I had a time-warp moment last year.
After our matinée performance of Lucas Hnath’s The Christians at AthensWest Theatre, there was a talk-back session with members of the audience. Talk-back sessions are not a thrill for me. They’re usually sparsely attended and fairly short, with a few timid questions and typically one unpredictable pompous answer that serves to evaporate any remaining questions, comments, or conversation.
But this show is atypical.
The innate civility of the script seems to invite participation. Several dozen audience members have been lingering each night. People are moved and want to share…emphasis on “share”. They have been challenged to listen and think and explore without judgement or solution. They have not been challenged to either change or be considered deficient. There are no instant triggers to defend feelings or questions or beliefs. Curiosity and civility seem to be in ascendance. Pomposity has left the building.
After Sunday’s talk-back concluded, a lady approached me and said; “You probably don’t remember me…”
She was wrong.
Seeing her took me back 31 years.
I play a pastor in The Christians. The last time I played a religious leader was in 1977 at Studio Players. I played an erring priest in The Runner Stumbles. My Sunday questioner was my director for that show. How cool is that?
However, rolling my mind back to 1977 and that show reminded me that I first met two great friends and actors in that production; Gene Arkle and Paul Thomas.

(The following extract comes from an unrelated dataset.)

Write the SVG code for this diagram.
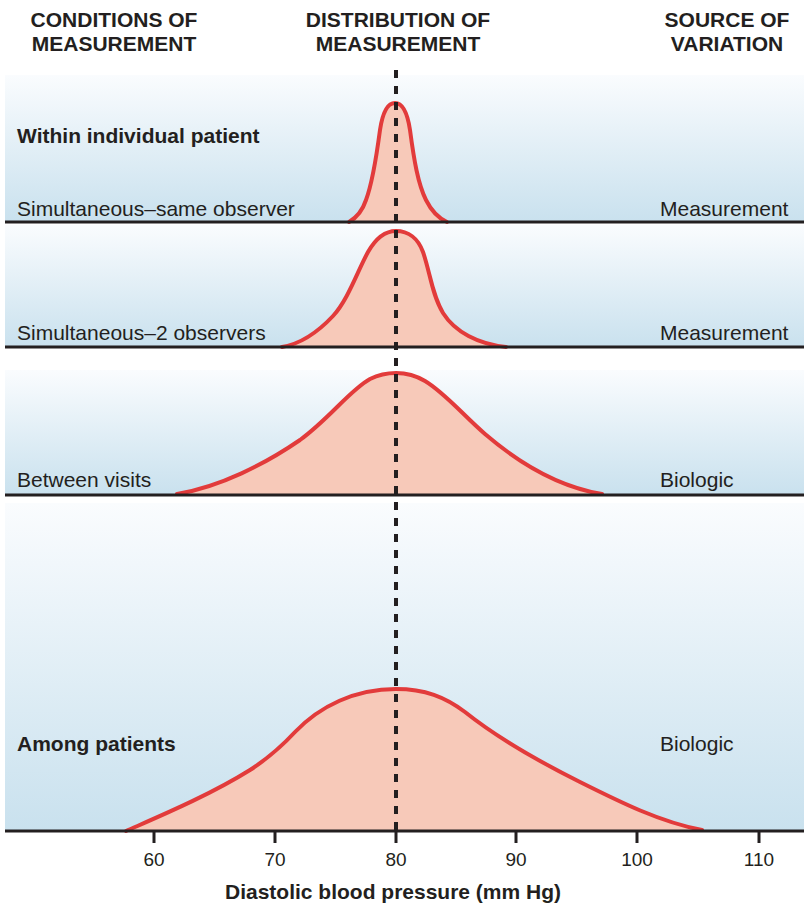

At the first company meeting of The Runner Stumbles, we were polled by our director to give our first impressions of the script. The gentleman to my right replied that the script reminded him of Mahler’s 2nd Symphony. He went on to elaborate, but he had lost me at Mahler. To me at that time, “Mahler” was just a clever rhyme in the song “Here’s to the Ladies Who Lunch” from Sondheim’s Company. I recall my impatience by the irrelevance of his remarks and being more than a little intimidated. The gentleman was Gene Arkle. My impatience was quickly unveiled as the young know-it-all’s folly it was. Gene and I went on to do a bunch of plays together (some of them were pretty good), and because of Gene, I delved into the symphonies of Mr. Mahler (ALL of them were pretty good – go figure).
During the first blocking rehearsal of Runner, I was sitting in a scene awaiting my church superior, played by an actor I had never met; Paul Thomas. He entered and intoned; “Father Rivard, it has come to our attention…” That’s as far as he got. My guffaw brought him to a halt.
I said he “intoned.”
Actually it sounded more like a cross between Gabby Hayes and a soupçon of Ethel Merman, with maybe a smidgen of dentist’s drill thrown in.

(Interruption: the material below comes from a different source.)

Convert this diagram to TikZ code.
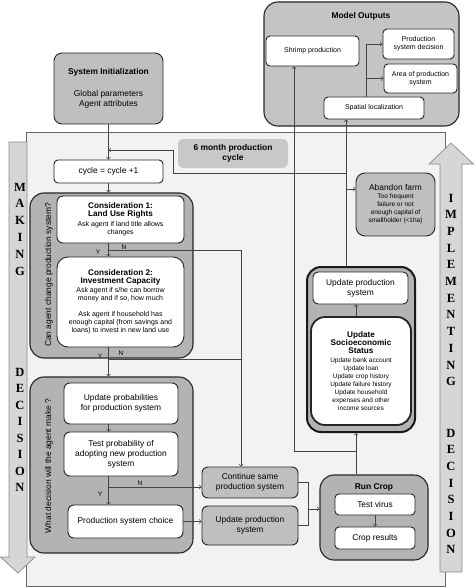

I truly thought it was a rehearsal gag. I was ashamed when I was discovered my error and have spent the ensuing 31 years trying to make it up to my gifted friend. Paul and I have performed together about two dozen times and I was his best man when he and Lisa wed.
All of this flooded my mind when my Sunday lady prompted; “You probably don’t remember me…”
How wrong can a person be?
Moments of origin can’t be forgotten…certainly not by actors. We remember the people, the time, the place, the temperature, the wind direction, the smell, the sound. We dredge those moments from the past and use them to create today and hope always to launch new moments of origin…that won’t be forgotten.